## EXERCISE PROMPT
Go through the data and copy every line exactly, but not the images.

## STORED DATA
↓↓↓

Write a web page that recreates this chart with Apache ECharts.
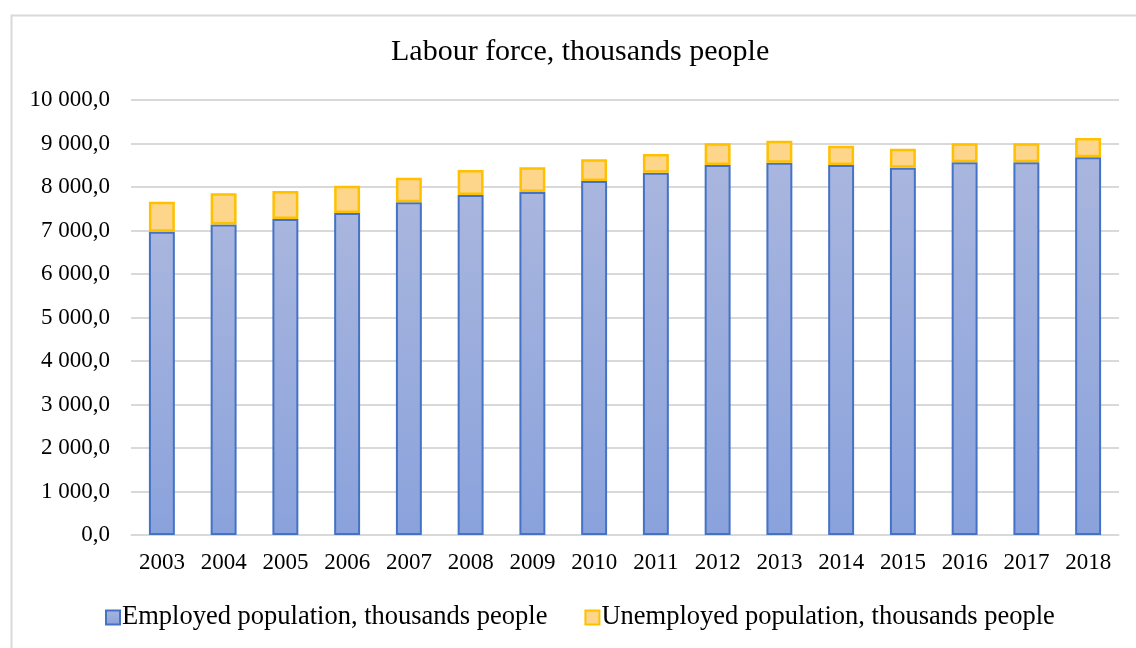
<!DOCTYPE html>
<html>
<head>
<meta charset="utf-8">
<style>
  html, body { margin: 0; padding: 0; background: #ffffff; }
  #chart { width: 1136px; height: 648px; }
</style>
<script src="https://cdn.jsdelivr.net/npm/echarts@6/dist/echarts.min.js"></script>
</head>
<body>
<div id="chart"></div>
<script>
// Labour force by year, thousands of people
const years = ['2003','2004','2005','2006','2007','2008','2009','2010','2011','2012','2013','2014','2015','2016','2017','2018'];
const employed = [6970, 7140, 7265, 7400, 7650, 7815, 7885, 8140, 8330, 8505, 8560, 8505, 8445, 8570, 8570, 8685];
const unemployed = [690, 715, 645, 630, 565, 575, 570, 500, 430, 500, 505, 445, 435, 435, 435, 440];
const seriesNames = ['Employed population, thousands people', 'Unemployed population, thousands people'];
const titleText = 'Labour force, thousands people';

const serif = '"Liberation Serif", "DejaVu Serif", serif';

// "10 000,0" style: space as thousands separator, comma decimal
function fmt(v) {
  const s = Math.round(v).toString().replace(/\B(?=(\d{3})+(?!\d))/g, ' ');
  return s + ',0';
}

const chart = echarts.init(document.getElementById('chart'), null, { renderer: 'canvas' });

chart.setOption({
  backgroundColor: '#ffffff',
  animation: false,
  graphic: [{
    type: 'rect',
    shape: { x: 11.5, y: 15.5, width: 1140, height: 660 },
    style: { fill: 'none', stroke: '#d9d9d9', lineWidth: 2 },
    silent: true
  }],
  title: {
    text: titleText,
    left: 386,
    top: 32,
    textStyle: { fontFamily: serif, fontSize: 30, fontWeight: 'normal', color: '#000' }
  },
  legend: {
    top: 599,
    left: 100,
    icon: 'rect',
    itemWidth: 14,
    itemHeight: 14,
    itemGap: 37,
    textStyle: { fontFamily: serif, fontSize: 26.5, color: '#000', padding: [0, 0, 0, -3] },
    data: seriesNames
  },
  grid: { left: 131, right: 17, top: 100, bottom: 113, containLabel: false },
  xAxis: {
    type: 'category',
    data: years,
    axisTick: { show: false },
    axisLine: { show: true, lineStyle: { color: '#d9d9d9', width: 1 } },
    axisLabel: { fontFamily: serif, fontSize: 23, color: '#000', margin: 16 }
  },
  yAxis: {
    type: 'value',
    min: 0,
    max: 10000,
    interval: 1000,
    axisLine: { show: false },
    axisTick: { show: false },
    splitLine: { lineStyle: { color: '#d9d9d9', width: 2 } },
    axisLabel: { fontFamily: serif, fontSize: 23, color: '#000', margin: 21, formatter: fmt }
  },
  series: [
    {
      name: seriesNames[0],
      type: 'bar',
      stack: 'labour',
      barWidth: '42%',
      data: employed,
      itemStyle: {
        color: new echarts.graphic.LinearGradient(0, 0, 0, 1, [
          { offset: 0, color: '#a9b6de' },
          { offset: 1, color: '#8aa2dc' }
        ]),
        borderColor: '#4472c4',
        borderWidth: 2
      }
    },
    {
      name: seriesNames[1],
      type: 'bar',
      stack: 'labour',
      barWidth: '42%',
      data: unemployed,
      itemStyle: {
        color: '#fed68b',
        borderColor: '#ffc000',
        borderWidth: 2.5
      }
    }
  ]
});
</script>
</body>
</html>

↑↑↑

## TASK ANSWER
Write a web page that recreates this chart with Apache ECharts.
<!DOCTYPE html>
<html>
<head>
<meta charset="utf-8">
<style>
  html, body { margin: 0; padding: 0; background: #ffffff; }
  #chart { width: 1136px; height: 648px; }
</style>
<script src="https://cdn.jsdelivr.net/npm/echarts@6/dist/echarts.min.js"></script>
</head>
<body>
<div id="chart"></div>
<script>
// Labour force by year, thousands of people
const years = ['2003','2004','2005','2006','2007','2008','2009','2010','2011','2012','2013','2014','2015','2016','2017','2018'];
const employed = [6970, 7140, 7265, 7400, 7650, 7815, 7885, 8140, 8330, 8505, 8560, 8505, 8445, 8570, 8570, 8685];
const unemployed = [690, 715, 645, 630, 565, 575, 570, 500, 430, 500, 505, 445, 435, 435, 435, 440];
const seriesNames = ['Employed population, thousands people', 'Unemployed population, thousands people'];
const titleText = 'Labour force, thousands people';

const serif = '"Liberation Serif", "DejaVu Serif", serif';

// "10 000,0" style: space as thousands separator, comma decimal
function fmt(v) {
  const s = Math.round(v).toString().replace(/\B(?=(\d{3})+(?!\d))/g, ' ');
  return s + ',0';
}

const chart = echarts.init(document.getElementById('chart'), null, { renderer: 'canvas' });

chart.setOption({
  backgroundColor: '#ffffff',
  animation: false,
  graphic: [{
    type: 'rect',
    shape: { x: 11.5, y: 15.5, width: 1140, height: 660 },
    style: { fill: 'none', stroke: '#d9d9d9', lineWidth: 2 },
    silent: true
  }],
  title: {
    text: titleText,
    left: 386,
    top: 32,
    textStyle: { fontFamily: serif, fontSize: 30, fontWeight: 'normal', color: '#000' }
  },
  legend: {
    top: 599,
    left: 100,
    icon: 'rect',
    itemWidth: 14,
    itemHeight: 14,
    itemGap: 37,
    textStyle: { fontFamily: serif, fontSize: 26.5, color: '#000', padding: [0, 0, 0, -3] },
    data: seriesNames
  },
  grid: { left: 131, right: 17, top: 100, bottom: 113, containLabel: false },
  xAxis: {
    type: 'category',
    data: years,
    axisTick: { show: false },
    axisLine: { show: true, lineStyle: { color: '#d9d9d9', width: 1 } },
    axisLabel: { fontFamily: serif, fontSize: 23, color: '#000', margin: 16 }
  },
  yAxis: {
    type: 'value',
    min: 0,
    max: 10000,
    interval: 1000,
    axisLine: { show: false },
    axisTick: { show: false },
    splitLine: { lineStyle: { color: '#d9d9d9', width: 2 } },
    axisLabel: { fontFamily: serif, fontSize: 23, color: '#000', margin: 21, formatter: fmt }
  },
  series: [
    {
      name: seriesNames[0],
      type: 'bar',
      stack: 'labour',
      barWidth: '42%',
      data: employed,
      itemStyle: {
        color: new echarts.graphic.LinearGradient(0, 0, 0, 1, [
          { offset: 0, color: '#a9b6de' },
          { offset: 1, color: '#8aa2dc' }
        ]),
        borderColor: '#4472c4',
        borderWidth: 2
      }
    },
    {
      name: seriesNames[1],
      type: 'bar',
      stack: 'labour',
      barWidth: '42%',
      data: unemployed,
      itemStyle: {
        color: '#fed68b',
        borderColor: '#ffc000',
        borderWidth: 2.5
      }
    }
  ]
});
</script>
</body>
</html>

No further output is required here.